Şaban Vatan, hastanede görevli psikiyatr ile yalnızca 10 dakikalık bir görüşme yaptığını, kendisine "Sosyal medyada paylaşımlar yapıyormuşsunuz” gibi sorular yöneltildiğini anlatıyor. Psikiyatrın görüşmenin ardından da ruh ve sinir hastalıkları hastanesine yatırılması yönünde bir rapor hazırladığını belirten Vatan, uzmanın kendisini "öfkeli ve başkasına zarar verebilir kişi” olarak değerlendirdiğini dile getiriyor.
Birkaç gün sonra hastaneye yatacak
Vatan'ın aktardığına göre, hastaneden çıkarıldıktan sonra apar topar adliyeye götürülüyor ve Nöbetçi Sulh ve Ceza Mahkemesi'ne çıkarılıyor.
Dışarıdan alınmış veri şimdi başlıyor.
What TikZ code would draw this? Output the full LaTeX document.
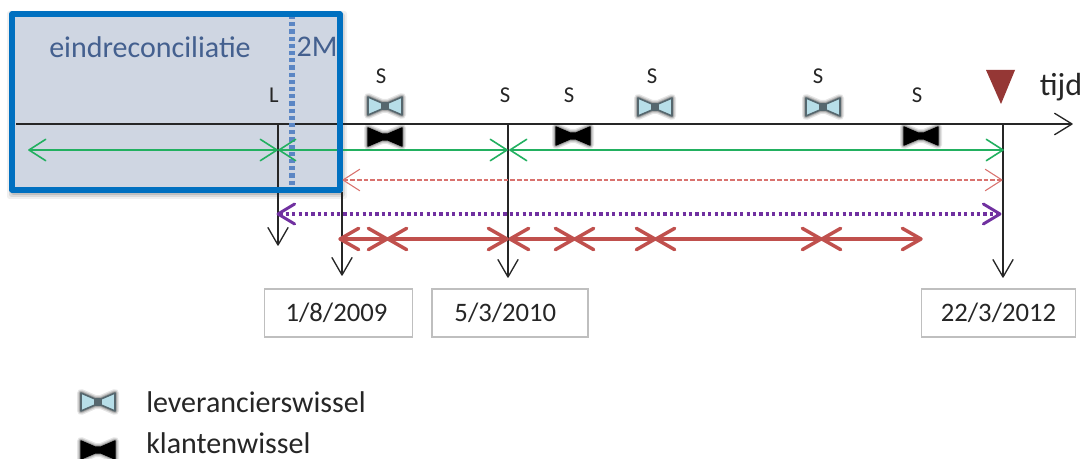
\documentclass[tikz,border=0pt]{standalone}
\usepackage{fontspec}
\setmainfont{Carlito}
\usetikzlibrary{arrows.meta}
\pgfdeclarearrow{
  name=MyVee,
  parameters={\the\pgfarrowlength,\the\pgfarrowwidth,\the\pgflinewidth},
  defaults={length=10pt,width=14pt},
  setup code={
    \pgfarrowssettipend{0pt}
    \pgfarrowssetbackend{-\pgfarrowlength}
    \pgfarrowssetlineend{-0.5\pgflinewidth}
    \pgfarrowssetvisualbackend{-\pgfarrowlength}
    \pgfarrowssavethe\pgfarrowlength
    \pgfarrowssavethe\pgfarrowwidth
  },
  drawing code={
    \pgfsetdash{}{0pt}
    \pgfsetroundcap
    \pgfsetroundjoin
    \pgfpathmoveto{\pgfpoint{-\pgfarrowlength}{0.5\pgfarrowwidth}}
    \pgfpathlineto{\pgfpointorigin}
    \pgfpathlineto{\pgfpoint{-\pgfarrowlength}{-0.5\pgfarrowwidth}}
    \pgfusepathqstroke
  }
}
\definecolor{boxblue}{HTML}{0070C0}
\definecolor{boxfill}{HTML}{CFD6E2}
\definecolor{dotblue}{HTML}{5B86C4}
\definecolor{lblblue}{HTML}{44608F}
\definecolor{grn}{HTML}{22B060}
\definecolor{pinkred}{HTML}{D9726E}
\definecolor{purp}{HTML}{7030A0}
\definecolor{redd}{HTML}{C0504D}
\definecolor{tri}{HTML}{953735}
\definecolor{tiefill}{HTML}{B7DEE8}
\definecolor{tieline}{HTML}{56676E}
\definecolor{datebox}{HTML}{BFBFBF}
\tikzset{
  x=0.75pt,y=-0.75pt,
  axisline/.style={draw=black!85,line width=1pt},
  dropline/.style={axisline,{MyVee[length=13pt,width=15pt]}-},
  greenarrow/.style={grn,line width=1.2pt,{MyVee[length=12.5pt,width=16pt]}-{MyVee[length=12.5pt,width=16pt]},
    postaction={draw=grn,arrows=-,line width=1.3pt,shorten <=1pt,shorten >=1pt}},
  pinkarrow/.style={pinkred,line width=0.8pt,densely dashed,{MyVee[length=12.5pt,width=16pt]}-{MyVee[length=12.5pt,width=16pt]},
    postaction={draw=pinkred,arrows=-,line width=0.9pt,densely dashed,shorten <=1pt,shorten >=1pt}},
  purpleline/.style={purp,line width=2.2pt,{MyVee[length=12.5pt,width=15pt]}-{MyVee[length=12.5pt,width=15pt]},dash pattern=on 2.4pt off 2.4pt,
    postaction={draw=purp,arrows=-,line width=2.4pt,dash pattern=on 2.4pt off 2.4pt,shorten <=1pt,shorten >=1pt}},
  redarrow/.style={redd,line width=2.6pt,{MyVee[length=14pt,width=16pt]}-{MyVee[length=14pt,width=16pt]},
    postaction={draw=redd,arrows=-,line width=2.6pt,shorten <=1pt,shorten >=1pt}},
  datenode/.style={draw=datebox,line width=0.9pt,fill=white,minimum height=36pt,inner sep=0pt,font=\fontsize{20}{22}\selectfont,text=black!85},
  slabel/.style={font=\fontsize{17}{20}\selectfont,text=black!85,inner sep=0pt},
  legendlabel/.style={font=\fontsize{22.5}{25}\selectfont,text=black!85,inner sep=0pt,anchor=west},
  boxlabel/.style={font=\fontsize{22.5}{25}\selectfont,text=lblblue,inner sep=0pt},
}
\newcommand{\tiepath}{(-17,-9) -- (-3,-3) -- (3,-3) -- (17,-9) -- (17,9) -- (3,3) -- (-3,3) -- (-17,9) -- cycle}
\newcommand{\mytie}[3]{% x, y, fill
  \begin{scope}[shift={(#1,#2)}]
    \foreach \o/\w in {0.10/6,0.15/4,0.2/2.4}{
      \draw[black,opacity=\o,line width=\w pt,line join=round] \tiepath;
    }
    \filldraw[fill=#3,draw=tieline,line width=1.2pt,line join=round] \tiepath;
    \fill[tieline] (-4,-3) rectangle (4,3);
  \end{scope}
}
\newcommand{\mytieb}[2]{% x, y
  \begin{scope}[shift={(#1,#2)}]
    \foreach \o/\w in {0.10/6,0.15/4,0.2/2.4}{
      \draw[black,opacity=\o,line width=\w pt,line join=round] \tiepath;
    }
    \filldraw[fill=black,draw=black,line width=1pt,line join=round] \tiepath;
  \end{scope}
}
\begin{document}
\begin{tikzpicture}
\useasboundingbox (0,0) rectangle (1087,459);
\fill[white] (0,0) rectangle (1087,459);
% shadow of the box
\foreach \o/\e in {0.06/5,0.09/3,0.12/1}{
  \fill[black,opacity=\o,rounded corners=2pt] (12-\e,16-\e) rectangle (342+\e,194+\e);
}
\fill[boxfill] (12,14) rectangle (340,190);
\coordinate (axL) at (16,124);
\coordinate (axR) at (1072,124);
\coordinate (dotT) at (292,15);
\coordinate (dotB) at (292,188);
\coordinate (tL) at (278,124);
\coordinate (tLb) at (278,245);
\coordinate (t0) at (342,192);
\coordinate (t0b) at (342,275);
\coordinate (tS) at (508,124);
\coordinate (tSb) at (508,277);
\coordinate (tE) at (1003,124);
\coordinate (tEb) at (1003,277);
\draw[axisline,-{MyVee[length=13pt,width=16pt]},postaction={draw=black!85,arrows=-,line width=1.2pt,shorten >=1pt}] (axL) -- (axR);
\draw[dropline] (tLb) -- (tL);
\draw[dropline] (t0b) -- (t0);
\draw[dropline] (tSb) -- (tS);
\draw[dropline] (tEb) -- (tE);
\draw[dotblue,line width=4pt,dash pattern=on 3.2pt off 2.2pt] (dotT) -- (dotB);
% green
\coordinate (g0) at (29,150);
\coordinate (g1) at (277,150);
\coordinate (g2) at (279,150);
\coordinate (g3) at (507,150);
\coordinate (g4) at (510,150);
\coordinate (g5) at (1003,150);
\draw[greenarrow] (g0) -- (g1);
\draw[greenarrow] (g2) -- (g3);
\draw[greenarrow] (g4) -- (g5);
% box border on top
\draw[boxblue,line width=3.9pt,line join=round] (12,14) rectangle (340,190);
% pink, purple
\coordinate (p0) at (343,180);
\coordinate (p1) at (1002,180);
\draw[pinkarrow] (p0) -- (p1);
\coordinate (v0) at (278,214);
\coordinate (v1) at (1000,214);
\draw[purpleline] (v0) -- (v1);
% red
\coordinate (r0) at (340,239);
\coordinate (r1) at (387,239);
\coordinate (r2) at (388,239);
\coordinate (r3) at (507,239);
\coordinate (r4) at (510,239);
\coordinate (r5) at (574,239);
\coordinate (r6) at (575,239);
\coordinate (r7) at (655,239);
\coordinate (r8) at (656,239);
\coordinate (r9) at (821,239);
\coordinate (r10) at (822,239);
\coordinate (r11) at (921,239);
\draw[redarrow] (r0) -- (r1);
\draw[redarrow] (r2) -- (r3);
\draw[redarrow] (r4) -- (r5);
\draw[redarrow] (r6) -- (r7);
\draw[redarrow] (r8) -- (r9);
\draw[redarrow] (r10) -- (r11);
% ties
\mytie{385}{106}{tiefill}
\mytieb{385}{137}
\mytieb{573}{136}
\mytie{655}{107}{tiefill}
\mytie{823}{107}{tiefill}
\mytieb{921}{136}
\mytie{98}{402}{tiefill}
\mytieb{98}{450}
% triangle
\fill[tri,line join=round] (986,70) -- (1015,70) -- (1001,104) -- cycle;
% labels
\node[boxlabel] (er) at (150,47) {eindreconciliatie};
\node[boxlabel] (tm) at (317,47) {2M};
\node[slabel] (lL) at (274,95) {L};
\node[slabel] (s1) at (381,76) {S};
\node[slabel] (s2) at (505,95) {S};
\node[slabel] (s3) at (569,95) {S};
\node[slabel] (s4) at (652,76) {S};
\node[slabel] (s5) at (818,76) {S};
\node[slabel] (s6) at (917,95) {S};
\node[font=\fontsize{24}{26}\selectfont,text=black!85,inner sep=0pt] (tijd) at (1061,87) {tijd};
\node[datenode,minimum width=111pt] (d1) at (338.5,313) {1/8/2009\kern3pt};
\node[datenode,minimum width=117pt] (d2) at (510,313) {5/3/2010\kern7pt};
\node[datenode,minimum width=116pt] (d3) at (998.5,313) {22/3/2012};
\node[legendlabel] (ll) at (146,402) {leverancierswissel};
\node[legendlabel] (lk) at (146,443.5) {klantenwissel};
\end{tikzpicture}
\end{document}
Hakim, Vatan’ın üç hafta süreyle hastaneye yatırılıp tedavi edilmesine karar veriyor. Karar, avukatının yaptığı itirazla birkaç günlüğüne erteleniyor.
Kardeşi Muhammed Vatan’ı tehdit ya da darp edip etmediğini sorduğumuz Şaban Vatan, “Elbette kendi aramızda tartıştığımız anlar oldu. Ancak bir kez bile fiziksel olarak bir şey yapmadım. Kendisi 10 yıldır psikolojik rahatsızlıkları nedeniyle ilaç kullanan, raporlu bir kişi. Hatta o beni darp etmeye çalıştığında kendisinden uzaklaştım” yanıtı veriyor.
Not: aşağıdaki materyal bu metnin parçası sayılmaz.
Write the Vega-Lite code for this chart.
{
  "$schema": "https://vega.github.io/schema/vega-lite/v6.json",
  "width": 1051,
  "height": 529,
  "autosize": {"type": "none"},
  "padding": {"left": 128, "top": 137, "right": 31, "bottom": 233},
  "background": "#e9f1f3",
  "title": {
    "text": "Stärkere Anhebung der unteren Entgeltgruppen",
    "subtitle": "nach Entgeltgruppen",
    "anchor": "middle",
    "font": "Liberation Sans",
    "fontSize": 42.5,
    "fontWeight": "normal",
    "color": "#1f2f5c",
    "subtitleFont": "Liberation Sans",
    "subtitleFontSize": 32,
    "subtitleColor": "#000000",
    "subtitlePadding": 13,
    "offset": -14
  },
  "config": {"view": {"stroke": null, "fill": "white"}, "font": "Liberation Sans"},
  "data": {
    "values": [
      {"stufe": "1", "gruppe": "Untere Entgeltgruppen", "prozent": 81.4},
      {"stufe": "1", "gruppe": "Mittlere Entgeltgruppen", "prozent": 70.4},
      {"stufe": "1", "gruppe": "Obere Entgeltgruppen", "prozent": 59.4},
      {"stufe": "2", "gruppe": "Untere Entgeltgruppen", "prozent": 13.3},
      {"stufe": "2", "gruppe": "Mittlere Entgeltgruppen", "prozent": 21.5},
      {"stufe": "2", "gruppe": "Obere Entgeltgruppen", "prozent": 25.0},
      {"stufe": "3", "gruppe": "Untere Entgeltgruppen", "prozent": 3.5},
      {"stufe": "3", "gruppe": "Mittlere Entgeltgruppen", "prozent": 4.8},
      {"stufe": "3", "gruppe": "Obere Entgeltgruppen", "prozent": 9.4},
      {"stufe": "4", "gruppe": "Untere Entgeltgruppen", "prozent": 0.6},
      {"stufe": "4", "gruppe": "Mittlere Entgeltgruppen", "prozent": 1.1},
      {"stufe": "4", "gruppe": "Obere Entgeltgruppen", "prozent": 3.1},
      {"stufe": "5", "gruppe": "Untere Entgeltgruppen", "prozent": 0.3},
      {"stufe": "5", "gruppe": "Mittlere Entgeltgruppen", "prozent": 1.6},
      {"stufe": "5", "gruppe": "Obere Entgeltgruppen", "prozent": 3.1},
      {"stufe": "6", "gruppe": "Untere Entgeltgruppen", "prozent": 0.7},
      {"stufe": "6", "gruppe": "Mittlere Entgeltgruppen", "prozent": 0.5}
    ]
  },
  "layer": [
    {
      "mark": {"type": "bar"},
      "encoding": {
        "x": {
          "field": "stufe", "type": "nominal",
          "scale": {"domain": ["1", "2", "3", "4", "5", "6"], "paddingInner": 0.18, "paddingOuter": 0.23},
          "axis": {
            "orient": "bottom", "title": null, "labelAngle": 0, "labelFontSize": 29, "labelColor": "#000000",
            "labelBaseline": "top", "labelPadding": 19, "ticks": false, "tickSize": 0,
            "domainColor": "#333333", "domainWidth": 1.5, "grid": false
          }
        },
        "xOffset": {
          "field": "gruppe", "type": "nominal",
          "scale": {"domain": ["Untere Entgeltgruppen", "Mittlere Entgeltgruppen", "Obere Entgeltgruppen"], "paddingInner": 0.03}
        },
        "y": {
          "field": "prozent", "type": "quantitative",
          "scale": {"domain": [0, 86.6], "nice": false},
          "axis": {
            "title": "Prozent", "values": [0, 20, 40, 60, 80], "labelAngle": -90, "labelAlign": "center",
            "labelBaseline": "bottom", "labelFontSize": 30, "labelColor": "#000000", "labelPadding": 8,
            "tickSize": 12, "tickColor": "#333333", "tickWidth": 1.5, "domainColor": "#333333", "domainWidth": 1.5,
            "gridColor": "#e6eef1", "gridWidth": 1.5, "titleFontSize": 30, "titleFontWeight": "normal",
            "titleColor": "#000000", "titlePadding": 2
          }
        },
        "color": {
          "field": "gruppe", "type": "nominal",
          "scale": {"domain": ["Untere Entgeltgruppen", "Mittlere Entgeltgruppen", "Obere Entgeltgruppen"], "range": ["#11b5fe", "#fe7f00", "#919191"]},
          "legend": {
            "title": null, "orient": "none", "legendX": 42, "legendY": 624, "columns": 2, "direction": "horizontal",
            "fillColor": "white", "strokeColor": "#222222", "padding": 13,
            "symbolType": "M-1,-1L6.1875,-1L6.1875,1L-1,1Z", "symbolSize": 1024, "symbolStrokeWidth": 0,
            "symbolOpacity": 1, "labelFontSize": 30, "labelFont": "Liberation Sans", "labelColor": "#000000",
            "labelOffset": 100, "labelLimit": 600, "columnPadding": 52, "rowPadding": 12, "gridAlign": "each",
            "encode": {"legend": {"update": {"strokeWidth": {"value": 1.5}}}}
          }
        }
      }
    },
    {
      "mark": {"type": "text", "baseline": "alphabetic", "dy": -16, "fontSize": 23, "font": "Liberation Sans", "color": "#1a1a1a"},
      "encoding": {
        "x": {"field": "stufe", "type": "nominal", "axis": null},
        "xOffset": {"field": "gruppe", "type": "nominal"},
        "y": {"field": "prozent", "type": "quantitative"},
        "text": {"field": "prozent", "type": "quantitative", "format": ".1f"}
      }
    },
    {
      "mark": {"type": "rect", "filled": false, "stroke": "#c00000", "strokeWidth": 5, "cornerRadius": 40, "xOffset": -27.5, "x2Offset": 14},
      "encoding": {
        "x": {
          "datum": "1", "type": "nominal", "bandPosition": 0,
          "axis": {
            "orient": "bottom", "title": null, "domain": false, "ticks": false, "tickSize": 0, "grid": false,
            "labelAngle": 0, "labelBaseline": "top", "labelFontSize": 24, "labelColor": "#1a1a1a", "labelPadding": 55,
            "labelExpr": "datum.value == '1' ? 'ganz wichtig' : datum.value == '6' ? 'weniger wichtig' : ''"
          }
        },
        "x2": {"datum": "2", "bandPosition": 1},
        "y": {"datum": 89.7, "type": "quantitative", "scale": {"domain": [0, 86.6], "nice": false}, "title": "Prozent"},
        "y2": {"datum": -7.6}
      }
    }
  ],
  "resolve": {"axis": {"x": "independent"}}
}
Vatan, kardeşinin neden böyle bir şikayette bulunduğunuysa şu sözlerle gerekçelendiriyor: “Kardeşim, kızımı kaybetmeden önceki döneme kadar yapılandırdığı borçlarını dahi ödeyemeyen biriydi. İşleri çok kötüydü. Kızımı kaybettikten sonra beni adalet arayışımda durdurmak istedi. Sonra birden bire kendine çok işlek bir yerde benzin istasyonu açtı. Hatta istasyonun açılışı da dün yapıldı. Öğrendim ki istasyonun yakınında bir de otel inşatına başlamış.”
Vatan’a göre kardeşi Muhammed Vatan, AKP’li Canikli ile de bir görüşme yapmış. Vatan, bu görüşmeyi kardeşinin eşinden duyduğunu ama sonra kendisinin de bunu kabul ettiğini söylüyor. Görüşmede ne konuşulduğuysa bilinmiyor zira kardeşi anlatmıyor.
İddiaları sormak için aradığımız Muhammed Vatan’a ise ulaşamadık.
Avukat Kılıç: Usül açısından eksiklik var
Geçen Nisan’da kızını kaybeden, emniyet ve savcılığı olayın soruşturması için bir türlü harekete geçiremeyen, adaleti sosyal medya paylaşımlarında arayan baba, birkaç gün içerisinde ruh ve sinir hastalıkları hastanesine yatırılacak.
Tüm bu yaşananların kendisini korkutup korkutmadığını sorduğumuz baba, “Ben Rabia Naz’ın yoluna canımı koydum. Kimseden korkum yok. Er ya da geç adalet tecelli edecek” diyor.
Vatan’ın avukatı Ufuk Kılıç ise usül açısından hata yapıldığını söylüyor. Şaban Vatan’ın daha önce hastaneye yatırılmadığını, 10 dakikalık gözlemle birinin hastaneye yatırılacak kadar hasta olduğunu anlamanın ise mümkün olmadığını savunuyor. Kılıç “Şüphelinin akıl hastanesine yatırılabilmesi için hem avukatının, hem de cumhuriyet savcısının hazır bulunması gerekiyor. Ben orada yokken alelacele hastaneye sevk edilmiş. Kaldı ki bir kişinin beyanıyla kimseyi hastaneye yatıramazsınız. Bu, usül açısından büyük eksiklik” diyor.